Prime Minister Ehud Olmert has lost the trust of his party and more importantly, the public's trust, in the latest corruption affair under which he is being investigated.
In a survey conducted Tuesday night, after key witness Morris Talansky delivered his testimony, 70 percent of those polled said they do not believe Olmert's version that the money he received from the American businessman went only for his election campaigns.
What is even worse for him, 51 percent of his own party's voters don't believe him either.
Olmert's lawyers are right: According to the law, it is not at all clear whether there is something illegal in Olmert's dealings with his own private bank, the "Talansky Bank."
It is certainly worth waiting for the cross examination on July 17. It is likely to reveal contradictions about the sums of money, or to refute a story or two like the luxurious family vacation in Italy, which Olmert's attorneys claim never happened.

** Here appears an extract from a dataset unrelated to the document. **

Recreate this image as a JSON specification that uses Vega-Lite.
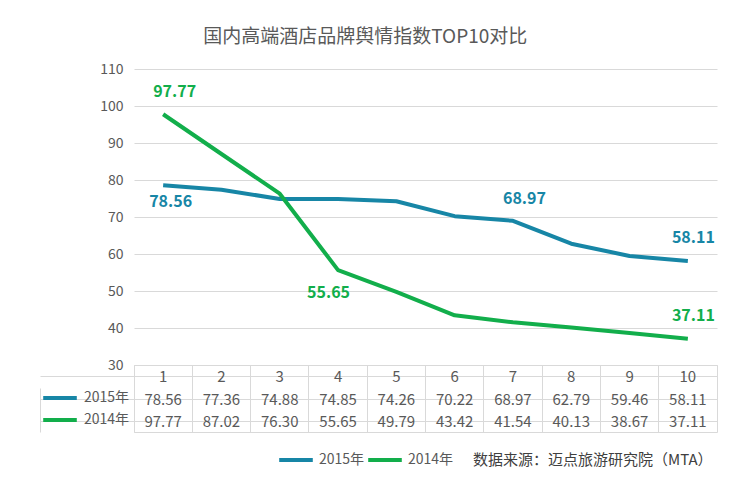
{
  "$schema": "https://vega.github.io/schema/vega-lite/v6.json",
  "background": "white",
  "padding": {"left": 39, "top": 28, "right": 19, "bottom": 6},
  "title": {
    "text": "国内高端酒店品牌舆情指数TOP10对比",
    "fontSize": 19,
    "fontWeight": "normal",
    "color": "#595959",
    "anchor": "middle",
    "dx": -13,
    "offset": 15
  },
  "data": {
    "values": [
      {"rank": 1, "series": "2015年", "value": 78.56},
      {"rank": 2, "series": "2015年", "value": 77.36},
      {"rank": 3, "series": "2015年", "value": 74.88},
      {"rank": 4, "series": "2015年", "value": 74.85},
      {"rank": 5, "series": "2015年", "value": 74.26},
      {"rank": 6, "series": "2015年", "value": 70.22},
      {"rank": 7, "series": "2015年", "value": 68.97},
      {"rank": 8, "series": "2015年", "value": 62.79},
      {"rank": 9, "series": "2015年", "value": 59.46},
      {"rank": 10, "series": "2015年", "value": 58.11},
      {"rank": 1, "series": "2014年", "value": 97.77},
      {"rank": 2, "series": "2014年", "value": 87.02},
      {"rank": 3, "series": "2014年", "value": 76.30},
      {"rank": 4, "series": "2014年", "value": 55.65},
      {"rank": 5, "series": "2014年", "value": 49.79},
      {"rank": 6, "series": "2014年", "value": 43.42},
      {"rank": 7, "series": "2014年", "value": 41.54},
      {"rank": 8, "series": "2014年", "value": 40.13},
      {"rank": 9, "series": "2014年", "value": 38.67},
      {"rank": 10, "series": "2014年", "value": 37.11}
    ]
  },
  "spacing": 0,
  "bounds": "flush",
  "resolve": {"scale": {"x": "independent", "y": "independent", "color": "independent"}, "legend": {"color": "independent"}},
  "vconcat": [
    {
      "width": 583,
      "height": 296,
      "encoding": {
        "x": {"field": "rank", "type": "ordinal", "scale": {"type": "point", "padding": 0.5}, "axis": null},
        "y": {
          "field": "value",
          "type": "quantitative",
          "scale": {"domain": [30, 110], "nice": false, "zero": false},
          "axis": {
            "values": [30, 40, 50, 60, 70, 80, 90, 100, 110],
            "title": null,
            "domain": false,
            "ticks": false,
            "grid": true,
            "gridColor": "#d9d9d9",
            "labelColor": "#595959",
            "labelFontSize": 14,
            "labelPadding": 11
          }
        },
        "color": {
          "field": "series",
          "type": "nominal",
          "scale": {"domain": ["2015年", "2014年"], "range": ["#1786a6", "#12ae4b"]},
          "legend": null
        }
      },
      "layer": [
        {"mark": {"type": "line", "strokeWidth": 4, "strokeJoin": "round"}},
        {
          "transform": [{"filter": "(datum.series == '2015年' && datum.rank == 7) || (datum.series == '2014年' && datum.rank == 1)"}],
          "mark": {"type": "text", "align": "left", "dx": -10, "dy": -22, "fontSize": 16, "fontWeight": "bold"},
          "encoding": {"text": {"field": "value", "type": "quantitative", "format": ".2f"}}
        },
        {
          "transform": [{"filter": "datum.rank == 10"}],
          "mark": {"type": "text", "align": "right", "dx": 27, "dy": -23, "fontSize": 16, "fontWeight": "bold"},
          "encoding": {"text": {"field": "value", "type": "quantitative", "format": ".2f"}}
        },
        {
          "transform": [{"filter": "datum.series == '2015年' && datum.rank == 1"}],
          "mark": {"type": "text", "align": "left", "dx": -14, "dy": 17, "fontSize": 16, "fontWeight": "bold"},
          "encoding": {"text": {"field": "value", "type": "quantitative", "format": ".2f"}}
        },
        {
          "transform": [{"filter": "datum.series == '2014年' && datum.rank == 4"}],
          "mark": {"type": "text", "align": "left", "dx": -31, "dy": 23, "fontSize": 16, "fontWeight": "bold"},
          "encoding": {"text": {"field": "value", "type": "quantitative", "format": ".2f"}}
        }
      ]
    },
    {
      "width": 583,
      "height": 67,
      "view": {"stroke": "#d9d9d9"},
      "encoding": {
        "x": {
          "field": "rank",
          "type": "ordinal",
          "scale": {"type": "band", "paddingInner": 0, "paddingOuter": 0},
          "axis": {"title": null, "labels": false, "ticks": false, "domain": false, "grid": true, "gridColor": "#d9d9d9", "bandPosition": 0}
        },
        "y": {
          "field": "series",
          "type": "nominal",
          "scale": {"domain": [" ", "2015年", "2014年"], "paddingInner": 0, "paddingOuter": 0},
          "axis": {"title": null, "labels": false, "offset": 94, "domain": true, "domainColor": "#d9d9d9", "domainDash": [0, 23, 44, 100], "grid": true, "gridColor": "#d9d9d9", "bandPosition": 1, "ticks": true, "tickSize": -94, "tickColor": "#d9d9d9"}
        }
      },
      "layer": [
        {
          "transform": [{"filter": "datum.series == '2015年'"}],
          "mark": {"type": "text", "fontSize": 15, "color": "#595959", "dy": 1},
          "encoding": {
            "y": {
              "datum": " ",
              "type": "nominal",
              "scale": {"domain": [" ", "2015年", "2014年"], "paddingInner": 0, "paddingOuter": 0},
              "axis": {"title": null, "labels": false, "offset": 94, "domain": true, "domainColor": "#d9d9d9", "domainDash": [0, 23, 44, 100], "grid": true, "gridColor": "#d9d9d9", "bandPosition": 1, "ticks": true, "tickSize": -94, "tickColor": "#d9d9d9"}
            },
            "text": {"field": "rank", "type": "ordinal"}
          }
        },
        {
          "mark": {"type": "text", "fontSize": 15, "color": "#595959", "dy": 1},
          "encoding": {"text": {"field": "value", "type": "quantitative", "format": ".2f"}}
        },
        {
          "transform": [{"filter": "false"}],
          "mark": {"type": "line"},
          "encoding": {
            "color": {
              "field": "series",
              "type": "nominal",
              "scale": {"domain": ["2015年", "2014年"], "range": ["#1786a6", "#12ae4b"]},
              "legend": {
                "orient": "none",
                "legendX": -82,
                "legendY": 25,
                "direction": "vertical",
                "title": null,
                "padding": 0,
                "symbolType": "M-2.8,0H2.8",
                "symbolSize": 144,
                "symbolStrokeWidth": 4,
                "labelFontSize": 14,
                "labelColor": "#595959",
                "labelOffset": 16,
                "rowPadding": 6
              }
            }
          }
        },
        {
          "transform": [{"filter": "false"}],
          "mark": {"type": "line"},
          "encoding": {
            "color": {
              "field": "series",
              "type": "nominal",
              "scale": {"domain": ["2015年", "2014年"], "range": ["#1786a6", "#12ae4b"]},
              "legend": {
                "orient": "none",
                "legendX": 154,
                "legendY": 87,
                "direction": "horizontal",
                "title": "数据来源：迈点旅游研究院（MTA）",
                "titleOrient": "right",
                "titlePadding": 20,
                "titleLimit": 400,
                "titleFontSize": 15,
                "titleFontWeight": "normal",
                "titleColor": "#404040",
                "padding": 0,
                "symbolType": "M-2.8,0H2.8",
                "symbolSize": 144,
                "symbolStrokeWidth": 4,
                "labelFontSize": 14,
                "labelColor": "#595959",
                "labelOffset": 15,
                "columnPadding": -5
              }
            }
          }
        }
      ],
      "resolve": {"scale": {"color": "independent"}, "legend": {"color": "independent"}}
    }
  ],
  "config": {
    "font": "Noto Sans CJK SC",
    "view": {"stroke": null}
  }
}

But no cross examination, no matter how brilliant and effective it may be, will save the politician Ehud Olmert. It will not polish his image nor remove the stench rising from the description of his relationship with Talansky. It will never return Olmert to the days before the investigation.
Publicly, Olmert is finished. There is no going back. Talansky's initial testimony Tuesday in the Jerusalem District Court will forever hover like a toxic cloud over the prime minster, wherever he goes - until he finally goes.
That is the small difference between a newspaper headline and testimony under oath in court.
The suspicions against Ariel Sharon in the Greek Island and Cyril Kern affairs were no less serious, maybe even more so. But the Sharon investigations never reached the courtroom. And, in any case, people were willing to forgive Sharon for anything.
His heir, Olmert, is now considered politically dead. In the political arena and in his party, Kadima, he no longer counts. So what are they counting? The money hidden in the envelopes that he took, according to Talansky, well after the primary elections ended.
The story that unfolded Tuesday in the Jerusalem courtroom was a guide to the good life, Olmert-style: luxury suites, fountain pens, cigars, first-class flights and the fixer who paid for it all.
In the best possible light, Olmert is a crass hedonist. In the worst, there are various crimes hiding inside the story, which the prosecution will decide on, when it is ready. No one was ever forced out of office for hedonism, but what makes the situation unbearable is the cash, the green bills that passed from Talansky to Olmert for such a long time without being reported, without accounting and without a trace - except for what was written in Shula Zaken's diaries.
It is hard to say whether Tuesday's testimony will have immediate political effects. It is likely that it won't. Ehud Barak does not intend to quit the government in the foreseeable future, and Tzipi Livni will not quit. They will leave Olmert twisting in the wind.
Olmert's confidantes asked Tuesday what was the difference between his case and that of Benjamin Netanyahu's pleasure trips to London and Paris, which were also paid for with huge sums by various millionaires. Why, asked Olmert's friends, did Bibi get out of it cheaply, while Olmert is being pursued by the prosecution?
Sooner or later, when Olmert will be a former prime minister, he will sit at home and wonder why he needed all this disgusting trouble. But it will be too late.